** start **

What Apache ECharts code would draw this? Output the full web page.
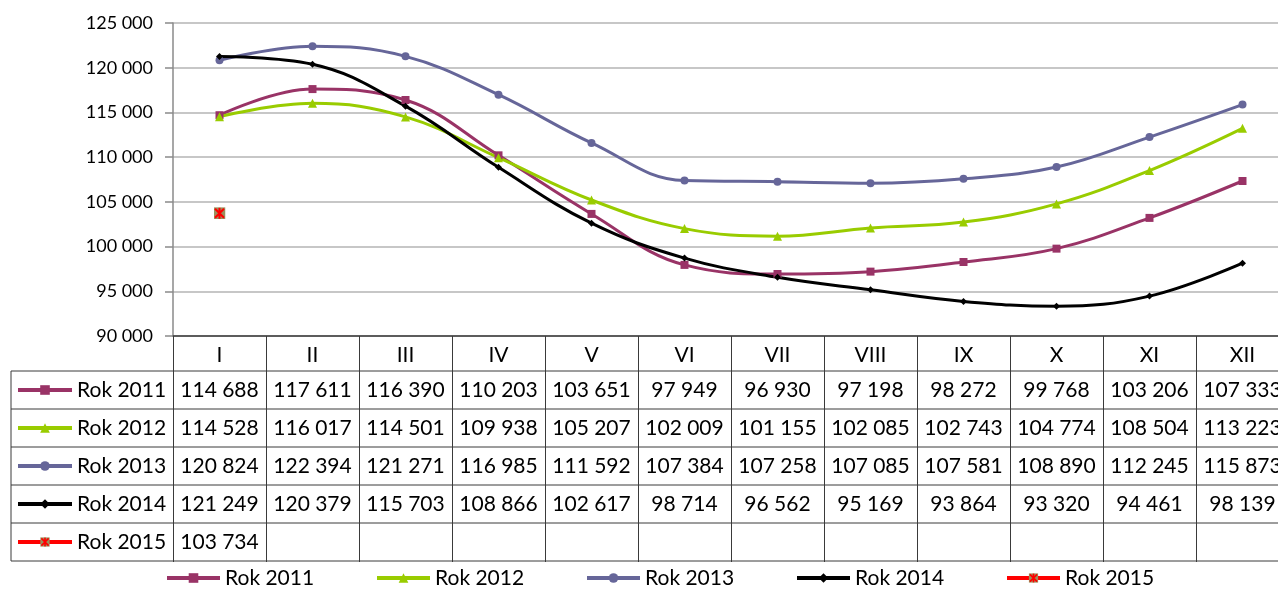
<!DOCTYPE html>
<html><head><meta charset="utf-8">
<script src="https://cdn.jsdelivr.net/npm/echarts@6/dist/echarts.min.js"></script>
<style>html,body{margin:0;padding:0;background:#fff}#c{width:1278px;height:589px}</style>
</head><body><div id="c"></div>
<script>
const months = ['I','II','III','IV','V','VI','VII','VIII','IX','X','XI','XII'];
const seriesNames = ['Rok 2011','Rok 2012','Rok 2013','Rok 2014','Rok 2015'];
const rok2011 = [114688,117611,116390,110203,103651,97949,96930,97198,98272,99768,103206,107333];
const rok2012 = [114528,116017,114501,109938,105207,102009,101155,102085,102743,104774,108504,113223];
const rok2013 = [120824,122394,121271,116985,111592,107384,107258,107085,107581,108890,112245,115873];
const rok2014 = [121249,120379,115703,108866,102617,98714,96562,95169,93864,93320,94461,98139];
const rok2015 = [103734,null,null,null,null,null,null,null,null,null,null,null];
const yTicks = {min:90000, max:125000, step:5000};

const FONT = 'Lato, "Open Sans", sans-serif';
const fmt = v => String(v).replace(/\B(?=(\d{3})+(?!\d))/g, ' ');
const mark2015 = 'image://data:image/svg+xml;utf8,' + encodeURIComponent(
  '<svg xmlns="http://www.w3.org/2000/svg" width="12" height="12"><rect x="0" y="0" width="12" height="12" fill="#9C8F5C"/><path d="M1.5 1.5L10.5 10.5M10.5 1.5L1.5 10.5M6 0.5V11.5" stroke="#FF0000" stroke-width="2"/></svg>');

const allData = [rok2011, rok2012, rok2013, rok2014, rok2015];
const colors = ['#993366','#99CC00','#666699','#000000','#FF0000'];
const symbols = ['rect','triangle','circle','diamond', mark2015];
const symSizes = [8,9,8,7,12];

const chart = echarts.init(document.getElementById('c'));
const series = allData.map((d,i)=>({
  name: seriesNames[i], type:'line', data:d, smooth:0.4,
  symbol: symbols[i], symbolSize: symSizes[i], showSymbol:true,
  lineStyle:{width:3, color:colors[i]},
  itemStyle:{color:colors[i]},
  connectNulls:false, animation:false
}));

const GRID = {left:173, right:-11, top:23, bottom:253, outerBoundsMode:'none', containLabel:false};
chart.setOption({
  animation:false,
  textStyle:{fontFamily:FONT},
  grid: GRID,
  xAxis:{type:'category', data:months, boundaryGap:true,
    axisLine:{show:true, lineStyle:{color:'#3a3a3a', width:1.5}},
    axisTick:{show:true, length:226, lineStyle:{color:'#3a3a3a', width:1}},
    axisLabel:{color:'#000', fontSize:21, fontFamily:FONT, margin:8, lineHeight:22},
    splitLine:{show:false}},
  yAxis:{type:'value', min:yTicks.min, max:yTicks.max, interval:yTicks.step,
    axisLine:{show:true, lineStyle:{color:'#8a8a8a', width:1.5}},
    axisTick:{show:true, length:8, lineStyle:{color:'#8a8a8a', width:1.5}},
    axisLabel:{color:'#000', fontSize:18, fontFamily:FONT, margin:20, formatter:v=>fmt(v)},
    splitLine:{show:true, lineStyle:{color:'#B5B5B5', width:1.5}}},
  legend:[
    {data:seriesNames, orient:'horizontal', left:165, top:565, padding:0, itemWidth:53, itemHeight:12, itemGap:12,
     lineStyle:{width:4},
     textStyle:{fontSize:21, fontFamily:FONT, color:'#000', width:138, lineHeight:26}},
    {data:seriesNames, orient:'vertical', left:16, top:377, padding:0, itemWidth:54, itemHeight:12, itemGap:12,
     lineStyle:{width:4},
     textStyle:{fontSize:21, fontFamily:FONT, color:'#000', lineHeight:26}}
  ],
  series: series
});

// data table below the plot
const rowTop = 371, rowH = 38, tableLeft = 11;
const xs = months.map((m,i)=>chart.convertToPixel({xAxisIndex:0}, m));
const step = xs[1]-xs[0];
const rightEdge = xs[xs.length-1] + step/2;
const g = [];
for (let r=0; r<=allData.length; r++) {
  g.push({type:'line', silent:true, shape:{x1:tableLeft, y1:rowTop+r*rowH, x2:rightEdge, y2:rowTop+r*rowH},
    style:{stroke:'#3a3a3a', lineWidth:1}});
}
g.push({type:'line', silent:true, shape:{x1:tableLeft, y1:rowTop, x2:tableLeft, y2:rowTop+allData.length*rowH},
  style:{stroke:'#3a3a3a', lineWidth:1}});
allData.forEach((d,r)=>{
  d.forEach((v,i)=>{
    if (v==null) return;
    g.push({type:'text', silent:true, x:xs[i], y:rowTop+r*rowH+rowH/2,
      style:{text:fmt(v), fontSize:21, fontFamily:FONT, fill:'#000', align:'center', verticalAlign:'middle'}});
  });
});
chart.setOption({graphic:{elements:g}});
</script></body></html>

** end **

* **What you have to do**: Leave out the pictures and restate, word for word, the lines from the top of the data through the line containing "const symSizes = [8,9,8,7,12];", both included.

* **The completed task**:
What Apache ECharts code would draw this? Output the full web page.
<!DOCTYPE html>
<html><head><meta charset="utf-8">
<script src="https://cdn.jsdelivr.net/npm/echarts@6/dist/echarts.min.js"></script>
<style>html,body{margin:0;padding:0;background:#fff}#c{width:1278px;height:589px}</style>
</head><body><div id="c"></div>
<script>
const months = ['I','II','III','IV','V','VI','VII','VIII','IX','X','XI','XII'];
const seriesNames = ['Rok 2011','Rok 2012','Rok 2013','Rok 2014','Rok 2015'];
const rok2011 = [114688,117611,116390,110203,103651,97949,96930,97198,98272,99768,103206,107333];
const rok2012 = [114528,116017,114501,109938,105207,102009,101155,102085,102743,104774,108504,113223];
const rok2013 = [120824,122394,121271,116985,111592,107384,107258,107085,107581,108890,112245,115873];
const rok2014 = [121249,120379,115703,108866,102617,98714,96562,95169,93864,93320,94461,98139];
const rok2015 = [103734,null,null,null,null,null,null,null,null,null,null,null];
const yTicks = {min:90000, max:125000, step:5000};

const FONT = 'Lato, "Open Sans", sans-serif';
const fmt = v => String(v).replace(/\B(?=(\d{3})+(?!\d))/g, ' ');
const mark2015 = 'image://data:image/svg+xml;utf8,' + encodeURIComponent(
  '<svg xmlns="http://www.w3.org/2000/svg" width="12" height="12"><rect x="0" y="0" width="12" height="12" fill="#9C8F5C"/><path d="M1.5 1.5L10.5 10.5M10.5 1.5L1.5 10.5M6 0.5V11.5" stroke="#FF0000" stroke-width="2"/></svg>');

const allData = [rok2011, rok2012, rok2013, rok2014, rok2015];
const colors = ['#993366','#99CC00','#666699','#000000','#FF0000'];
const symbols = ['rect','triangle','circle','diamond', mark2015];
const symSizes = [8,9,8,7,12];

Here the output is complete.